What you should know: I am currently working for Orbit Cloud Solutions as Cloud Advisor, but any posts on this blog reflect my own views and opinions only.

I am really excited about the new world of Gen AI tools that has opened up in the last year. Anyone who follows my blog has probably seen the images generated with midjourney and noticed that some of the text has been written with generative AI assistance.

However, I also have to admit that I find the generated content flooding the web annoying. I feel like we are expanding every tiny little thought into huge SEO-optimized documents using generative AI and then needing another LLM to summarize the content into a single paragraph.

After a while, it becomes so easy to recognize content created with naive prompting.
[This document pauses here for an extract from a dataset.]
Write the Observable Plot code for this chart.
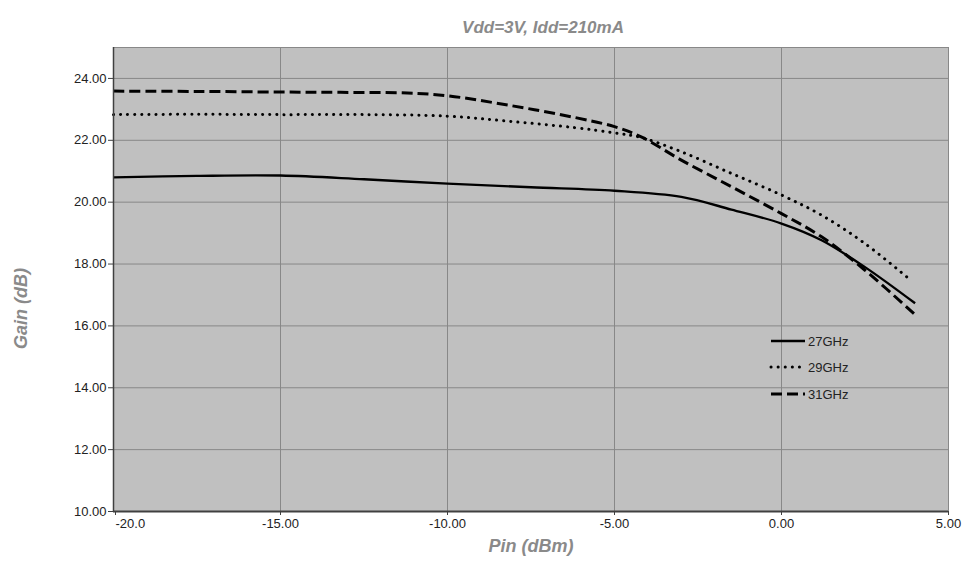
<!DOCTYPE html>
<html>
<head>
<meta charset="utf-8">
<script src="https://cdn.jsdelivr.net/npm/d3@7"></script>
<script src="https://cdn.jsdelivr.net/npm/@observablehq/plot@0.6"></script>
<style>
  html, body { margin: 0; padding: 0; background: #fff; }
  #wrap { position: relative; width: 965px; height: 562px; }
  #legend { position: absolute; left: 0; top: 0; }
</style>
</head>
<body>
<div id="wrap"></div>
<script>
const title = "Vdd=3V, Idd=210mA";
const xLabel = "Pin (dBm)";
const yLabel = "Gain (dB)";
const xTicks = [-20, -15, -10, -5, 0, 5];
const yTicks = [10, 12, 14, 16, 18, 20, 22, 24];
const seriesNames = ["27GHz", "29GHz", "31GHz"];

const pin27  = [-20, -17.5, -15, -12.5, -10, -7.5, -5, -3, -1.5, 0, 1.2, 2.5, 4];
const gain27 = [20.8, 20.85, 20.86, 20.74, 20.6, 20.48, 20.37, 20.17, 19.76, 19.31, 18.77, 17.9, 16.73];

const pin29  = [-20, -17.5, -15, -12.5, -10, -8.2, -6.2, -5, -4.2, -3, -1.5, 0, 1.2, 2.5, 3.9];
const gain29 = [22.83, 22.84, 22.83, 22.83, 22.78, 22.62, 22.41, 22.24, 22.09, 21.63, 20.93, 20.23, 19.58, 18.66, 17.45];

const pin31  = [-20, -17.5, -15, -13.2, -11.2, -10, -8.2, -6.2, -5, -4.2, -3, -1.5, 0, 1.2, 2.5, 4];
const gain31 = [23.59, 23.58, 23.56, 23.55, 23.53, 23.44, 23.14, 22.74, 22.44, 22.11, 21.36, 20.5, 19.63, 18.88, 17.8, 16.36];

const styles = [
  {stroke: "#000", strokeWidth: 2.4, dash: null, cap: "butt"},
  {stroke: "#000", strokeWidth: 3, dash: "0.1,7", cap: "round"},
  {stroke: "#000", strokeWidth: 3, dash: "11,5", cap: "butt"}
];

const toRows = (xs, ys) => xs.map((x, i) => ({x, y: ys[i]}));
const rows = [toRows(pin27, gain27), toRows(pin29, gain29), toRows(pin31, gain31)];

const tickFmtX = d => d === -20 ? "-20.0" : d.toFixed(2);
const FONT = "'Liberation Sans', Arial, sans-serif";

const chart = Plot.plot({
  width: 965,
  height: 562,
  marginLeft: 113,
  marginRight: 17,
  marginTop: 47,
  marginBottom: 51,
  style: {fontFamily: FONT, fontSize: "13px", color: "#222", background: "#fff"},
  x: {domain: [-20, 5], label: null},
  y: {domain: [10, 25], label: null},
  marks: [
    Plot.frame({fill: "#c0c0c0", stroke: null}),
    Plot.gridX(xTicks.slice(1), {stroke: "#888", strokeOpacity: 1, strokeWidth: 1}),
    Plot.gridY(yTicks.slice(1).concat([25]), {stroke: "#888", strokeOpacity: 1, strokeWidth: 1}),
    ...rows.map((r, i) => Plot.line(r, {
      x: "x", y: "y", curve: "catmull-rom",
      stroke: styles[i].stroke, strokeWidth: styles[i].strokeWidth,
      strokeDasharray: styles[i].dash, strokeLinecap: styles[i].cap
    })),
    Plot.ruleY([10], {stroke: "#404040", strokeWidth: 2}),
    Plot.ruleX([-20], {stroke: "#404040", strokeWidth: 1.5}),
    Plot.axisX({ticks: xTicks.slice(1), tickFormat: tickFmtX, tickSize: 4, tickPadding: 3, fill: "#222", stroke: "#404040", fontSize: 13, label: null}),
    Plot.axisX({ticks: [-20], tickFormat: tickFmtX, tickSize: 4, tickPadding: 3, fill: "#222", stroke: "#404040", fontSize: 13, textAnchor: "start", dx: 2, label: null}),
    Plot.axisY({ticks: yTicks, tickFormat: d => d.toFixed(2), tickSize: 5, tickPadding: 2, fill: "#222", stroke: "#404040", fontSize: 13, label: null}),
    Plot.text([title], {frameAnchor: "top", dy: -27, dx: 12, fontSize: 17, fontWeight: "bold", fontStyle: "italic", fill: "#8a8a8a"}),
    Plot.text([xLabel], {frameAnchor: "bottom", dy: 40, fontSize: 18, fontWeight: "bold", fontStyle: "italic", fill: "#8a8a8a"}),
    Plot.text([yLabel], {frameAnchor: "left", textAnchor: "middle", dx: -92, dy: 29, rotate: -90, fontSize: 18, fontWeight: "bold", fontStyle: "italic", fill: "#8a8a8a"})
  ]
});
document.getElementById("wrap").appendChild(chart);

// Legend overlay
const ns = "http://www.w3.org/2000/svg";
const leg = document.createElementNS(ns, "svg");
leg.setAttribute("id", "legend");
leg.setAttribute("width", 965);
leg.setAttribute("height", 562);
leg.style.pointerEvents = "none";
const legY = [341, 367, 394];
seriesNames.forEach((name, i) => {
  const ln = document.createElementNS(ns, "line");
  ln.setAttribute("x1", 771); ln.setAttribute("x2", 805);
  ln.setAttribute("y1", legY[i]); ln.setAttribute("y2", legY[i]);
  ln.setAttribute("stroke", styles[i].stroke);
  ln.setAttribute("stroke-width", styles[i].strokeWidth);
  ln.setAttribute("stroke-linecap", styles[i].cap);
  if (styles[i].dash) ln.setAttribute("stroke-dasharray", styles[i].dash);
  leg.appendChild(ln);
  const t = document.createElementNS(ns, "text");
  t.setAttribute("x", 808); t.setAttribute("y", legY[i]);
  t.setAttribute("dy", "0.35em");
  t.setAttribute("font-family", FONT);
  t.setAttribute("font-size", "13");
  t.setAttribute("fill", "#222");
  t.textContent = name;
  leg.appendChild(t);
});
document.getElementById("wrap").appendChild(leg);
</script>
</body>
</html>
My mind then immediately gets the feeling that whoever created this content was lazy and careless. And my subconscious then logically tells me to skip this content because I can assume that not much time was spent proofreading it. Or to make sure that there is even a single interesting thought in it that is worth reading.

And that’s just the tip of the iceberg of the problems with Gen AI.

In his recent article in Harvard Business Review, Oguz A. Acar asks whether generative AI has already peaked. And he is quite skeptical whether the success story of Generative AI will continue as we have seen in the last 12 months. There are still so many structural problems that need to be solved in the long run, like the ones I pointed out in an earlier post.

Do not get me wrong, there are many amazing scenarios for generative AI and even more so for LLMs in general. But the whole conversation around generative AI is overheated and too many projects get started due to FOMO. It is time for this hype to cool down.